Reassess CDI metrics to ensure program progress

CDI Blog - Volume 9, Issue 67

Just because you can measure something doesn’t mean should measure it, Jon Elion, MD, founder and CEO, ChartWise Medical Systems, told ICD-10 Monitor’s Talk Ten Tuesday back in February of 2016. Specifically, he pondered why CDI programs hold onto legacy targets such as physician response rates as a measurement of program success.
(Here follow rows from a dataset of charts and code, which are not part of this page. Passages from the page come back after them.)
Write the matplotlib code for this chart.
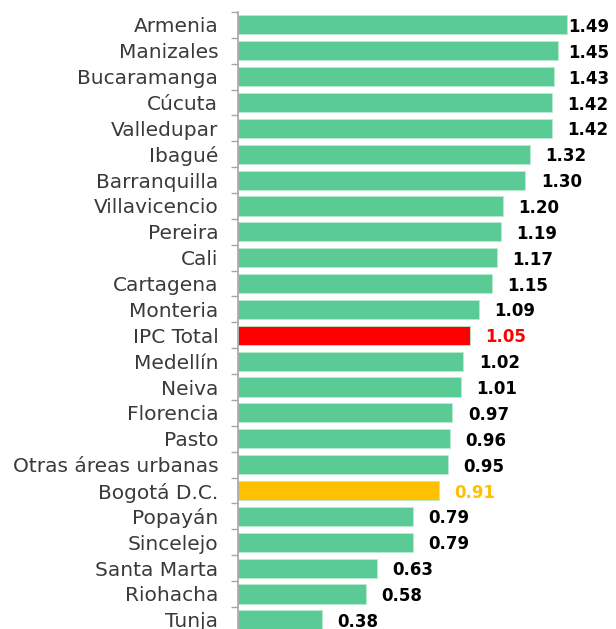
import numpy as np
import matplotlib.pyplot as plt

# Ciudades y variación (%) - de arriba hacia abajo
ciudades = ["Armenia", "Manizales", "Bucaramanga", "Cúcuta", "Valledupar", "Ibagué",
            "Barranquilla", "Villavicencio", "Pereira", "Cali", "Cartagena", "Monteria",
            "IPC Total", "Medellín", "Neiva", "Florencia", "Pasto", "Otras áreas urbanas",
            "Bogotá D.C.", "Popayán", "Sincelejo", "Santa Marta", "Riohacha", "Tunja"]
valores = [1.49, 1.45, 1.43, 1.42, 1.42, 1.32, 1.30, 1.20, 1.19, 1.17, 1.15, 1.09,
           1.05, 1.02, 1.01, 0.97, 0.96, 0.95, 0.91, 0.79, 0.79, 0.63, 0.58, 0.38]

verde = "#5ACB94"
colores = [verde] * len(ciudades)
colores_txt = ["black"] * len(ciudades)
colores[ciudades.index("IPC Total")] = "#FF0000"
colores_txt[ciudades.index("IPC Total")] = "#FF0000"
colores[ciudades.index("Bogotá D.C.")] = "#FFC000"
colores_txt[ciudades.index("Bogotá D.C.")] = "#FFC000"

fig = plt.figure(figsize=(6.16, 6.29), dpi=100)
ax = fig.add_axes([0.386, -0.006, 0.614, 0.987])

y = np.arange(len(ciudades))
ax.barh(y, valores, height=0.74, color=colores, edgecolor="#B8EBCF", linewidth=0.6)

# etiqueta de valor; la barra más larga la deja pegada al borde
for yi, v, c in zip(y, valores, colores_txt):
    xt = min(v + 0.07, 1.495)
    ax.text(xt, yi + 0.08, f"{v:.2f}", va="center", ha="left",
            fontsize=12, fontweight="bold", color=c)

ax.set_ylim(len(ciudades) - 0.5, -0.5)
ax.set_xlim(0, 1.71)
ax.set_yticks(y)
ax.set_yticklabels(ciudades, fontsize=14.5, color="#3A3A3A")
ax.tick_params(axis="y", which="major", length=0, pad=14)
ax.set_yticks(np.arange(-0.5, len(ciudades), 1), minor=True)
ax.tick_params(axis="y", which="minor", length=5, color="#A6A6A6", width=1)
ax.set_xticks([])

for s in ["top", "right", "bottom"]:
    ax.spines[s].set_visible(False)
ax.spines["left"].set_color("#A6A6A6")
ax.spines["left"].set_linewidth(1.2)

fig.savefig("out.png", dpi=100)
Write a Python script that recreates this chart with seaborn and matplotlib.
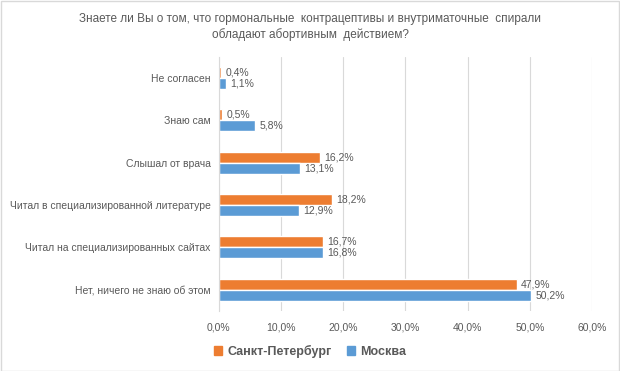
import pandas as pd
import seaborn as sns
import matplotlib.pyplot as plt
from matplotlib.patches import Rectangle

# Данные опроса
categories = ['Не согласен', 'Знаю сам', 'Слышал от врача',
              'Читал в специализированной литературе',
              'Читал на специализированных сайтах',
              'Нет, ничего не знаю об этом']
spb = [0.4, 0.5, 16.2, 18.2, 16.7, 47.9]
msk = [1.1, 5.8, 13.1, 12.9, 16.8, 50.2]
cities = ['Санкт-Петербург', 'Москва']
colors = ['#ED7D31', '#5B9BD5']
xticks = [0, 10, 20, 30, 40, 50, 60]

df = pd.DataFrame({
    'cat': categories * 2,
    'val': spb + msk,
    'city': [cities[0]] * len(categories) + [cities[1]] * len(categories),
})

sns.set_style('white')
plt.rcParams['font.family'] = ['Liberation Sans', 'DejaVu Sans']
grey = '#595959'

fig = plt.figure(figsize=(6.2, 3.71), dpi=100)
ax = fig.add_axes([0.353, 0.162, 0.602, 0.685])

sns.barplot(data=df, y='cat', x='val', hue='city', order=categories,
            hue_order=cities, palette=colors, orient='h', width=0.52,
            saturation=1, legend=False, ax=ax)

for cont in ax.containers:
    ax.bar_label(cont, labels=[f'{v:.1f}%'.replace('.', ',') for v in cont.datavalues],
                 padding=3, fontsize=7.5, color=grey)

ax.set_xlim(0, 60)
ax.set_ylim(5.5, -0.5)
ax.set_xticks(xticks)
ax.set_xticklabels([f'{t:.1f}%'.replace('.', ',') for t in xticks], fontsize=7.5, color=grey)
ax.tick_params(axis='y', labelsize=7.5, labelcolor=grey, length=0, pad=6)
ax.tick_params(axis='x', length=0, pad=8)
ax.set_xlabel('')
ax.set_ylabel('')
ax.grid(axis='x', color='#D9D9D9', linewidth=0.8)
ax.set_axisbelow(True)
for s in ['top', 'right', 'bottom']:
    ax.spines[s].set_visible(False)
ax.spines['left'].set_color('#D9D9D9')

fig.suptitle('Знаете ли Вы о том, что гормональные  контрацептивы и внутриматочные  спирали\n'
             'обладают абортивным  действием?', y=0.965, fontsize=8.5, color=grey,
             linespacing=1.35)

handles = [Rectangle((0, 0), 1, 1, color=c) for c in colors]
fig.legend(handles, cities, loc='center', bbox_to_anchor=(0.5, 0.052), ncol=2,
           frameon=False, handlelength=0.7, handleheight=0.7,
           columnspacing=1.2, handletextpad=0.4,
           prop={'weight': 'bold', 'size': 9})
for t in fig.legends[0].get_texts():
    t.set_color(grey)

fig.patches.append(Rectangle((0.001, 0.001), 0.997, 0.997, transform=fig.transFigure,
                             fill=False, edgecolor='#D9D9D9', linewidth=1))

fig.savefig('out.png', dpi=100)
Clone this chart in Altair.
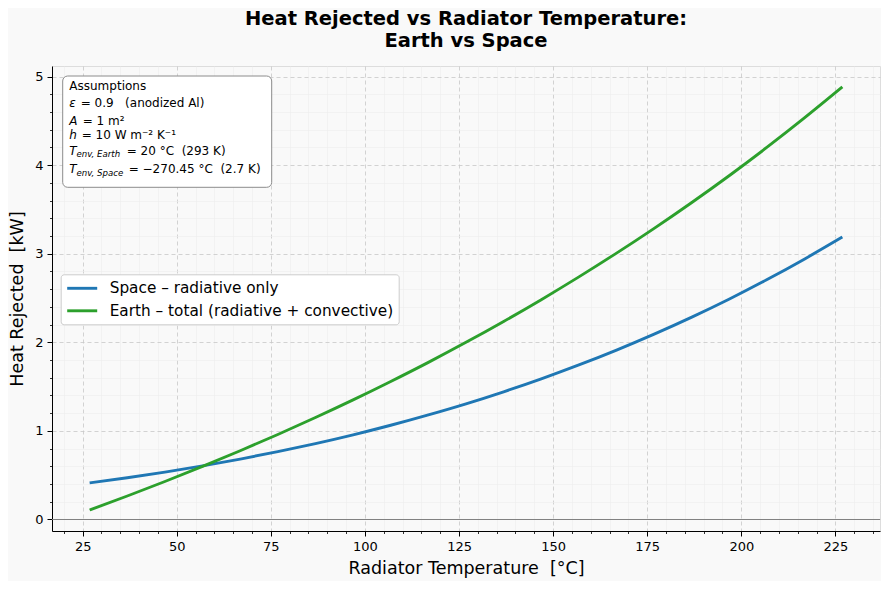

Instead, measures need to change as the CDI program itself matures and grows.

As CDI programs begin, managers need to track:

  • physician query rates (how many queries per record reviewed)
  • Physician response rates (how many of those queries receive a response either positive or negative)
  • physician agree rates (how many query responses align with the intent of the CDI specialist)

Such measures help CDI programs assess the competency of its staff as well as the engagement of its physicians with program goals. Yet any assessment tool needs to be analyzed itself and the reason behind the data interrogated, Elion indicated.

For example, if the CDI team sends a query to one physician but a different physician responds should that response count towards the first or second physician’s data? What about the physician who responds to all queries, just not in a timely way? What about the physician who answers all their queries but always needs to be queried on the specificity of his or her patient’s heart failure?

Theoretically, as a CDI program matures its physician engagement and response rates should increase throughout the first year and stabilize in the second or third years. While programs may not expect 100% consistent physician response rates they should expect it to hover in the mid-90% range.

Elion doesn’t mean that CDI managers should toss out those traditional measurements altogether but to use them instead to identify potential trouble spots, educational opportunities, and to nip any provider support concerns in the bud early.

Such measures should not be used to penalize physicians, however. “Clinicians who are always on their toes would suffer from a toe walking gait which most closely maps to ICD-10 code R26.89,” he said.

What types of metrics does your CDI program measure and what items to you think should be retired?